Companies ask clients to sign five-year contracts, which only makes sense for the provider. With a pressing need to be connected, businesses sign up trusting the provider to look after their interests.
However, once under contract for some time, circumstances in the business change or new technology changes the available options. At this point, businesses can often end up with buyer’s remorse and little flexibility to exit the contract fairly and equitably.
So, let’s look at these types of contracts and evaluate if they are scams.
Five-Year Telecoms Contracts Analysed
Long-term contracts can make sense where there are large upfront costs that need to be absorbed avoiding a high upfront fee.
This helped significantly for IT and telecoms procurement back in the days when the amount of hardware and associated costs were higher.
Long contracts allowed the provider to spread the cost of the hardware and installation work over the full term to reduce the upfront costs to the customer. The provider would charge a slight premium to balance the risk of non-payment.
However, the advance of technology and reduced hardware requirement, and costs, mean that this is not as big a factor and 12- or 24-month commitments can more than cover hardware outlay without loading a high upfront cost on the customer. In fact, with today’s communications technology desk phones are becoming a thing of the past for many.
The main frustration now is that the contracts are restrictive and often counterproductive to the growth of the business.
Five years is a long time, an eternity in a business, so much can change in terms of personnel, working patterns and communication preferences.

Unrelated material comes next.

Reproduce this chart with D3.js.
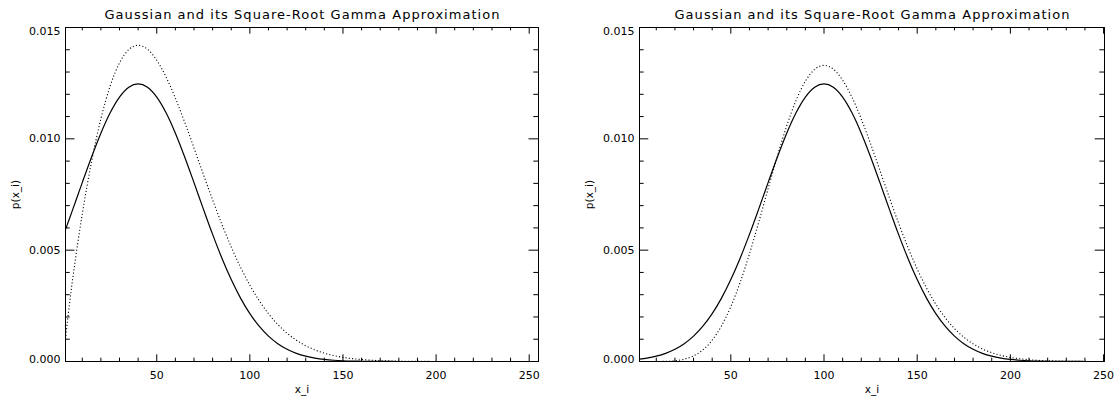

Meaning there are few scenarios where such long-term commitments make business sense now.
Difficult To Exit Contracts
On a weekly basis we get enquiries from companies shackled by ridiculously high telecoms bills that do not serve the needs of their business, unable to leave due to punitive release clauses that test the boundaries of “fair and reasonable”.
These contracts are holding thousands of UK businesses back, preventing them from adapting to changing market conditions and implementing the most operationally efficient solution for their business.
Real World Scenario
Last week we spoke to a company, we will call Company Z
Company Z is an architecture firm with 5 telecoms users and two broadband lines, over which the business runs. They are currently paying hundreds of pounds a month on a 7-year contract that does not expire for another 2 years.
They have already paid enough to cover any hardware that was purchased several times over, but the kicker is the exit terms.
The company is demanding they pay MORE than the remaining value of the contract if they want to leave. This is absurd and will cost this business tens of thousands of pounds compared to the most efficient solution they could implement.
If they wish to leave sooner, they will need to put the emotional and financial battle to the ombudsman and hope they rule that the fee to leave is unfair and not enforceable by law.
This means the company is effectively trapped in an inflated contract that does not fit their requirements.
The Solution
This problem and the frustration we hear from businesses trapped in these contracts has had a huge impact on our way of operating.
There is a better way of working.
Our industry needs to be more transparent in how the contracts work, the costs being covered and the exit penalties being built into contracts. Wherever possible avoiding tying a customer in for excessive amounts of time.